Making us think.

Adults can be tricky. They lead busy lives, they have many responsibilities and distractions. They often have preconceived and firmly held ideas and many of their likes and dislikes are already set. I am no different.

You put me in a learning situation and I have high expectations. If I am highly motivated in the subject matter I get frustrated at being given activities and having my learning “facilitated”. My time is important to me. If I spend an hour stretching and saying “wooo” and then another hour doing fun learning activities, I always leave grumbling about wasting my time. I don’t like it. Often the only thing I learnt was that I don’t like stretching and saying “wooo” with strangers. If it doesn’t significantly challenge my views or opinions or provide new understanding, then the learning opportunity would have been, for me, wasted. No matter what the activities were, how much I moved around, how much I shared or facilitated, how many times I role played or game played, if my brain didn’t form new synaptic relationships, anything I did “learn” wouldn’t necessarily be retained. It would be shallow learning.

If I am anxious, or unmotivated, or learning something I know nothing about, I want to know more about the people around me. Am I unusual feeling so out of place? Am I the only one who knows nothing about this – will I look stupid? I am unlikely to participate in class, and if I am called upon to participate when I am not comfortable, I just might decide not to come next time. If I gain confidence and achieve small steps, I might start to participate. Doing activities that make the learning slow but deliberate will probably help increase my confidence – give my brain time to connect it all, commit it to memory, form or reinforce synaptic pathways. Techniques or technology that help me understand, engage, connect would all be helpful to helping my brain learn.

It is important to know our learners’ needs. It is important that learners are told how they will be taught, and why that pedagogy is considered to be appropriate. It is important, that we are reflective and change pedagogy if we are not meeting the needs of our learners. Are we offering them value? And most of all, it is important that any teaching activity encourages active learning.

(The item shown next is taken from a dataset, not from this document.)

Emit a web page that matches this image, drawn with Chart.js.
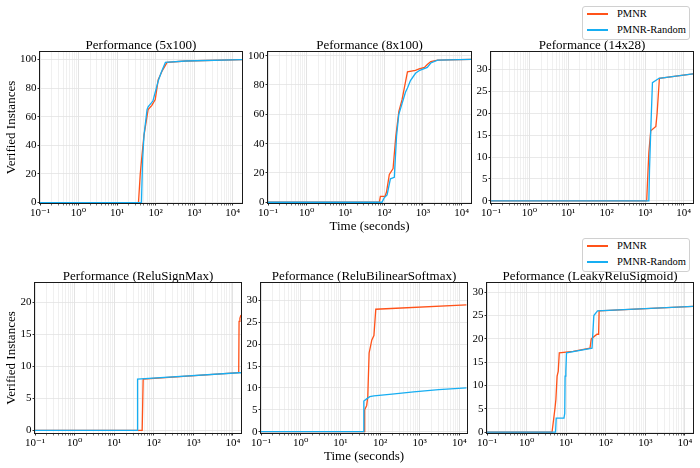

One of the most commonly misunderstood aspects of teaching practice relates to the concept of active learning. Strictly speaking it comes from theories that relate to how our brains work when we learn new skills or knowledge. Successful learning generally involves creating new synaptic pathways in our brain and committing that ‘knowledge’ to memory. What this means is that in order to help learners learn, techniques that encourage active thought processes (thinking) appear to be the most successful.

Techniques that do not challenge thinking tend to not create new connections in the brain. In the first scenario above, you could say that I was not engaged. The learning activities might have been “active” but they weren’t initiating active learning in me. In that scenario where I was highly motivated and came equipped with prior knowledge and had the skills required to learn in intense periods of time – active for me, might have been a lecture. Just thought provoking discussion, thought provoking explanations, thought provoking evidence. Cognitively, very active, for me, under those circumstances.

In the second scenario, the exact same teaching methods I just dismissed as not being active, given the circumstances of being an anxious, unfamiliar learner, would have engaged me – they would have been cognitively active. Helped me engage, helped me participate, helped me think.

The biggest misconception about active learning is that the focus is on the activity – that the learner needs to “do” something physical – leave their seat, participate in an activity that requires talking, doing, negotiating or using the body or other senses. Being lectured to is commonly thought of as a passive teaching technique, and by Jove – it certainly can be.  But it really depends on the learner and how it is done. It depends on the learner’s motivation, on their commitment, on their own ability to learn, and their reason for learning. It depends on the teachers methods of engagement do not just stand and deliver  – challenge, discuss, interpret, engage, stimulate, encourage, debate!

Active learning can happen using any technique that makes the student think.  The focus needs to be on the needs of the learner – not on the activity. Makes you think doesn’t  it.